Guest’s uncle Anthony—who is the central character in Wake and whose stage name was Courtney Berringers (note the lack of kitschy puns), did drag shows every weekend in Albany, Georgia, a small flood-prone city three hours south of Atlanta whose largest employers include a Miller Brewing factory and a customer service telephone hub. 

“This was small town drag from the 1990s to 2005,” explains Guest. “You weren’t trying to sell anything, or to get on TV. You were just doing it to be you. There are no tourists coming to town to see the show. These are very poor people living close to the bone. You’re playing for the same people this week as last week. You’re doing it for yourself as much as for anyone else.”

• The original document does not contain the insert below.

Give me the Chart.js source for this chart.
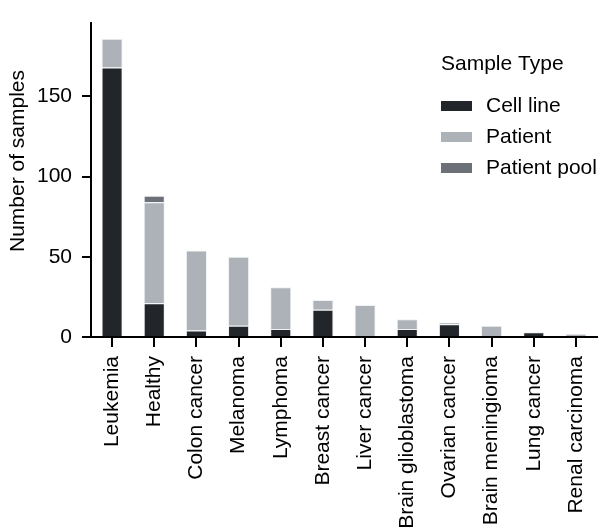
<!DOCTYPE html>
<html>
<head>
<meta charset="utf-8">
<script src="https://cdn.jsdelivr.net/npm/chart.js@4.4.1/dist/chart.umd.min.js"></script>
<style>
  html, body { margin: 0; padding: 0; background: #fff; }
  #wrap { width: 600px; height: 532px; }
</style>
</head>
<body>
<div id="wrap"><canvas id="samples" width="600" height="532"></canvas></div>
<script>
// Sample counts per disease category, stacked by sample type
const categories = ['Leukemia', 'Healthy', 'Colon cancer', 'Melanoma', 'Lymphoma', 'Breast cancer',
    'Liver cancer', 'Brain glioblastoma', 'Ovarian cancer', 'Brain meningioma', 'Lung cancer', 'Renal carcinoma'];
const cellLine    = [168, 21,  4,  7,  5, 17,  0, 5, 8, 0, 3, 0];
const patient     = [ 18, 63, 50, 43, 26,  6, 20, 6, 1, 7, 0, 2];
const patientPool = [  0,  4,  0,  0,  0,  0,  0, 0, 0, 0, 0, 0];
const yTicks = [0, 50, 100, 150];
const yMax = 196;

const colors = { cell: '#222529', patient: '#adb2b8', pool: '#6c7178' };
const FONT = '"Liberation Sans", Arial, Helvetica, sans-serif';

Chart.defaults.font.family = FONT;
Chart.defaults.font.size = 21;
Chart.defaults.color = '#000';

// legend + y title drawn by hand so they can float inside the plot
const extras = {
    id: 'extras',
    afterDraw(chart) {
        const ctx = chart.ctx;
        ctx.save();
        ctx.fillStyle = '#000';
        ctx.font = '21px ' + FONT;
        ctx.textBaseline = 'middle';
        ctx.textAlign = 'left';
        ctx.fillText('Sample Type', 441, 64);
        chart.data.datasets.forEach((ds, i) => {
            const y = 106 + i * 31;
            ctx.fillStyle = ds.backgroundColor;
            ctx.fillRect(441, y - 5, 31, 10);
            ctx.fillStyle = '#000';
            ctx.fillText(ds.label, 486, y);
        });
        // y axis title
        ctx.translate(18, 161);
        ctx.rotate(-Math.PI / 2);
        ctx.textAlign = 'center';
        ctx.fillText('Number of samples', 0, 0);
        ctx.restore();
    }
};

const bar = (label, data, color) => ({
    label, data,
    backgroundColor: color,
    borderColor: 'rgba(235,237,240,0.8)',
    borderWidth: 1,
    barPercentage: 0.5,
    categoryPercentage: 1.0
});

new Chart(document.getElementById('samples'), {
    type: 'bar',
    data: {
        labels: categories,
        datasets: [
            bar('Cell line', cellLine, colors.cell),
            bar('Patient', patient, colors.patient),
            bar('Patient pool', patientPool, colors.pool)
        ]
    },
    options: {
        responsive: false,
        animation: false,
        devicePixelRatio: 1,
        layout: { padding: { top: 9, right: 3, left: 0, bottom: 0 } },
        plugins: { legend: { display: false }, tooltip: { enabled: false } },
        scales: {
            x: {
                stacked: true,
                border: { color: '#000', width: 2 },
                grid: { offset: false, drawOnChartArea: false, drawTicks: true, tickLength: 10, color: '#000', lineWidth: 2 },
                ticks: { minRotation: 90, maxRotation: 90, padding: 9, autoSkip: false },
                afterFit(scale) {
                    scale.height = 195;
                    scale.paddingLeft = 0;
                    scale.paddingRight = 0;
                }
            },
            y: {
                stacked: true,
                min: 0, max: yMax,
                border: { color: '#000', width: 2 },
                grid: { drawOnChartArea: false, drawTicks: true, tickLength: 9, color: '#000', lineWidth: 2 },
                ticks: { includeBounds: false, padding: 10 },
                afterBuildTicks(scale) { scale.ticks = yTicks.map(v => ({ value: v })); },
                afterFit(scale) { scale.width = 91; }
            }
        }
    },
    plugins: [extras]
});
</script>
</body>
</html>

In the Rhino production, directed by Tanika Baptiste, Anthony/Courtney is played by company veteran Devin Cunningham and his partner Hunter/Vickie is played by Mario Mazzeti, who this critic praised as “genderbendingly brilliant” in Custom Made Theatre’s 2019 production of Cloud 9.

Guest was 15 and just beginning to begin exploring his own homosexuality when his uncle came out to him about a year prior to dying of AIDS. “I didn’t have any concept of what being gay or queer meant,” Guest recalls. While neither Guest or his uncle articulated the younger man’s queerness at the time, the playwright recalls that “He became a really important figure in my life when he died. It haunted my growth sexually.”

Its less of a haunt and more of a hoot when post-mortem Anthony/Courtney addresses audiences from beyond the grave in Wake, which, while bittersweet at times, is largely a laugh-out-loud celebration of overlooked lives that are due reconsideration. Anthony died in the 90s, but Wake arrives in the era of Woke.

“A lot of the play is me trying to fill in the mysteries of my uncle’s life,” says Guest. “I knew him very well as a kid, but I didn’t see him in drag. We didn’t talk about his relationships. I have some letters that he left to me, but I didn’t do much research beyond talking to my mom and my grandmother. But you know, even when I write about my life its sometimes hard to be sure what’s real and what’s imagined.  Do I really remember that scene from my childhood, or is it because my mother told me a story about it or showed me a photo of it?”

In its humor, celebration of African-American traditions, and respect for small town southern lives, Guest feels that in Wake he’s infused his uncle’s life with joy and perspective that may not have been accessible to Anthony in the 1990s. “But I feel very connected,” says Guests. “Maybe he has found a way to speak through me.”